Ed Gruberman: What a wimp!
Recruiter: I'm not a wimp! I'm EXTREMELY tough. I do advanced Pilates.
Ed Gruberman: You're a wimp! Have you shot anyone lately?
Recruiter: Well, the Canadian Army isn't about shooting people. It's about career training and being all you can be on a limited budget.
Ed Gruberman: I want to bathe in a geyser of enemy blood!
Recruiter: That hardly sounds sanitary.
Ed Gruberman: SCREW sanitary! I want to blow things up like in "Shaving Ryan's Privates"!
Recruiter: No no, no. The-the movie was "Saving Private Ryan".
Ed Gruberman: What movie?
Recruiter: Look-- I--
Ed Gruberman: What?
Recruiter: What? I--
Ed Gruberman: Look, let me explode a few buildings!
Recruiter: No!
Ed Gruberman: One stab wound!
Recruiter: No, our insurance rate will go up.

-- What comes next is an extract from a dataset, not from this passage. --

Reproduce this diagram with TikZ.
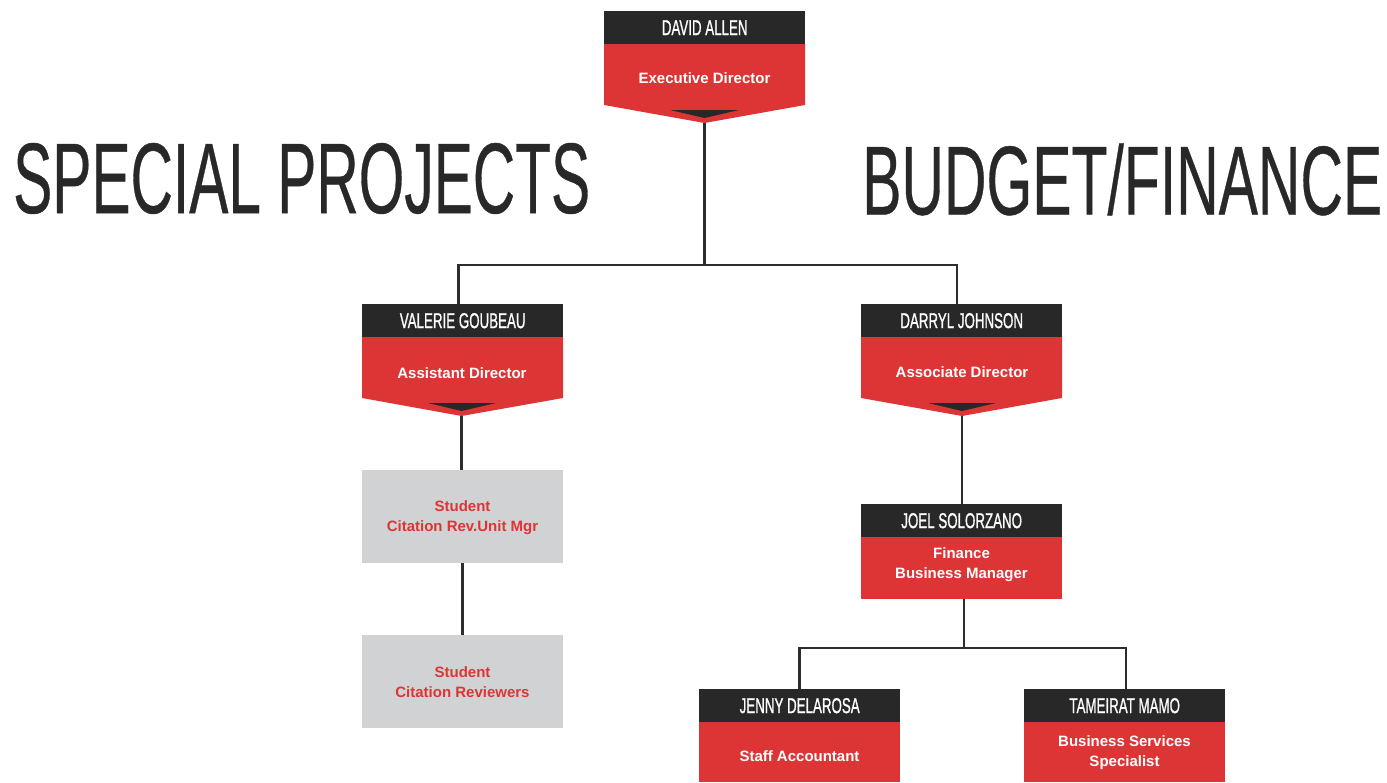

Ed Gruberman: What are you, a bunch of girls?!
Recruiter: NO! Well, ek-except for the girls.
Ed Gruberman: There's GIRLS in the army?!
Recruiter: And they're just as tough as the men.
Ed Gruberman: So they don't shoot anyone either, huh?
Recruiter: Well, that's not what we do!
Ed Gruberman: Wimp! What DO you do?
Recruiter: Peacekeeping.
Ed Gruberman: Wimp.
Recruiter: Border patrol.
Ed Gruberman: Wimp.
Recruiter: Parades.
Ed Gruberman: Wimp!
Recruiter: Typing.
Ed Gruberman: Wimp!
Recruiter: Filing.
Ed Gruberman: WIMP!
Recruiter: That does it! Get out of here before I do something!
Ed Gruberman: Oh, I'm real scared! What are you gonna do, file me out?
Recruiter: Uh, wait-wait a minute. Just what are you doing here anyway?
Ed Gruberman: I told you! I want a gun, I want a lot of guns, I want to start killing anyone I disagree with!
Recruiter: Oh-ho. Oh, you want the AMERICAN army.
Ed Gruberman: Oh, okay, thank you. Bye-bye!